Итак, почтенные мои читатели, верьте мне, что все сказанное в моих Воспоминаниях сущая истина. Никто еще не уличил меня во лжи, и я ненавижу ложь, как чуму, а лжецов избегаю, как зачумленных. Всему, о чем я говорю в Воспоминаниях, есть живые свидетели, мои современники, совоспитанники и сослуживцы, или есть документы. Пусть современники уличать меня во лжи! Ошибиться я мог в числах, в именах, в порядке происшествий, потому что пишу не из книг, а из памяти – но в существе все правда. Где нельзя сказать правды, там я молчу, но не лгу. В том, близок ли я был к некоторым знаменитостям, представлю письменные доказательства, или сошлюсь на живых свидетелей.
Но я вам еще не отвечал, почему я издаю мои Воспоминания при жизни…
Ведь это только отрывки!
При воспоминании прошлого, кажется мне, будто жизнь моя расширяется и увеличивается, и будто я молодею! Нынешнее единообразие жизни исчезает – и я смешиваюсь с оживленными событиями прошлого времени, вижу перед собой людей замечательных или для меня драгоценных, наслаждаюсь прежними радостями, и веселюсь минувшими опасностями, прежним горем и нуждой. Пишу с удовольствием, потому что это занимает меня и доставляет случай излить чувства моей благодарности к людям, сделавшим мне добро, отдать справедливость многим забытым людям, достойным памяти, высказать несколько полезных истин, представить подлинную характеристику моего времени. Найдется много кое-чего любопытного и даже поучительного!
Я прочел написанное нескольким искренним приятелям… "Печатайте!" сказали они в один голос.
"Печатай, печатай!" повторили в семье… Явился мой добрый М.Д. Ольхин, и решил: печатать…
Печатаю!
Пойдут многочисленные подражания, как после всего, что только я ни вздумал печатать, и журналам будет случай бранить меня, и т. п. Все это даст некоторое движение умам, разбудит их – а при общем умственном застое и это хорошо!
А сколько вы издадите томов ваших Воспоминаний?
Не знаю! Сколько напишется. Быть может, кончу на этих двух томах, быть может, буду продолжать. Не принимаю никакой обязанности перед публикой. Все зависит от досуга и от охоты.

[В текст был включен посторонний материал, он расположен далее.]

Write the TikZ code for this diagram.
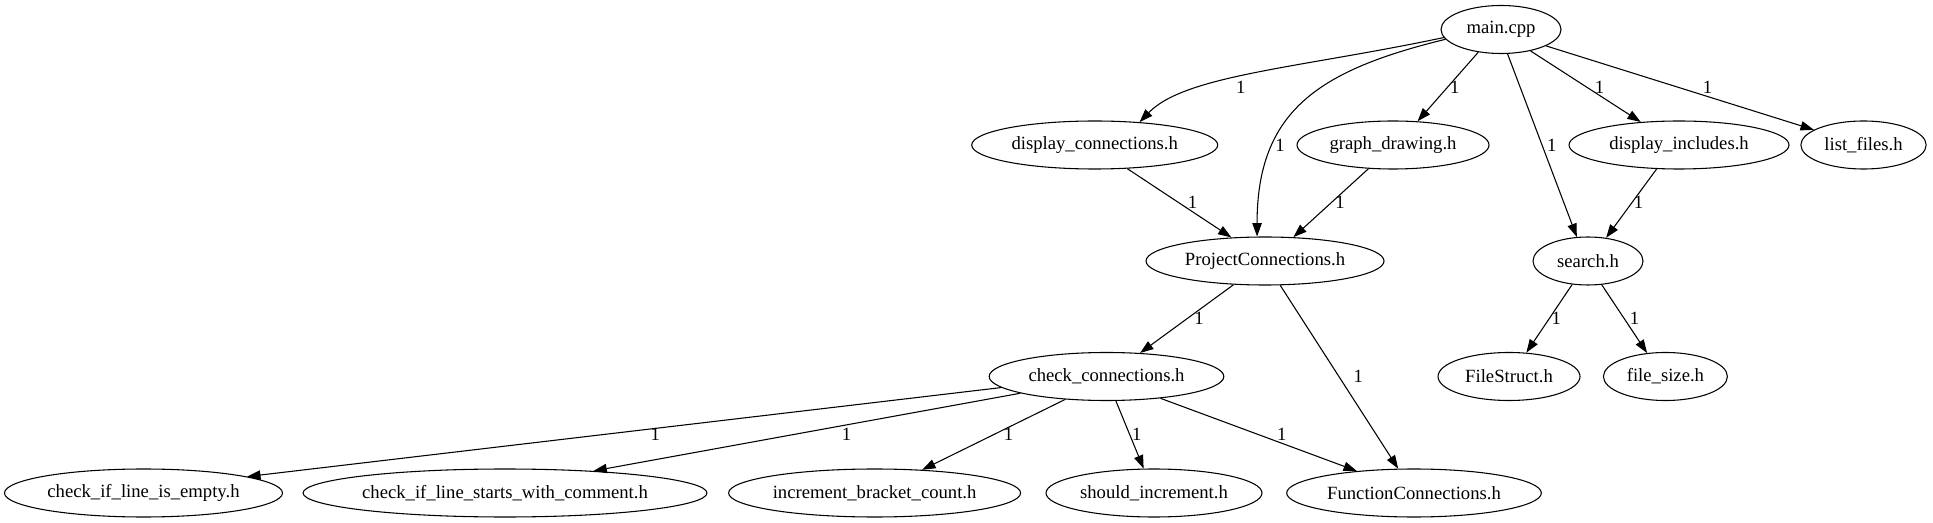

Воспоминая о моих детских годах, я излагал события почти в хронологическом порядке, и часто должен был говорить о себе. Со второй части форма сочинения, по самому существу вещей, должна измениться. Детство и великих и малых людей принадлежит более природе человеческой, нежели истории, и наблюдение за развитием каждого человека любопытно для любознательного ума, особенно, если развитие совершилось среди необыкновенных событий и необычного хода дел. Так точно мы, с некоторым любопытством, смотрим даже на обломки корабля, разбитого бурей, потому что эти щепы возбуждают в нас идеи! Дитя может смело и откровенно говорить о себе, потому что оно, так сказать, не составляет индивидуума, или отдельного лица в гражданском обществе, но принадлежит к массе человечества.
Со времени, когда я вступил на поприще гражданской жизни, я буду рассказывать, как очевидец, малоизвестные обстоятельства и замечательные случаи в современных событиях, или вовсе не замеченные историей, или вскользь упомянутые, и частные происшествия и приключения, достойные внимания или любопытные своей необыкновенностью, а о себе буду упоминать тогда только, когда невозможно будет этого избегнуть, и когда надобно будет изложить мое собственное мнение. Рассказы мои будут или от третьего лица, или от имени товарищей, по большей части эпизодами, или отдельными статьями. Эти эпизоды будут исторические и частные. Первые будут иметь форму или обыкновенную историческую, или созданного мной рода в Русской Литературе, под названием военные рассказы; вторые будут в виде повестей, или повествований, основанных на истинных событиях. Вообще, в моих Воспоминаниях нет и не будет ничего выдуманного мной. Все здесь справедливо. Я должен иногда пропускать многое, повествуя о современности, но не обязан прибавлять или искажать истины. Это мое неотъемлемое право. Слово подлежит обстоятельствам; мысль и совесть моя собственность!
Фаддей Булгарин
ЧАСТЬ ПЕРВАЯ
ГЛАВА I
Первые воспоминания детства. – Разбойники и освободители – Верный очерк тогдашних польских нравов. – Первое знакомство с русскими воинами.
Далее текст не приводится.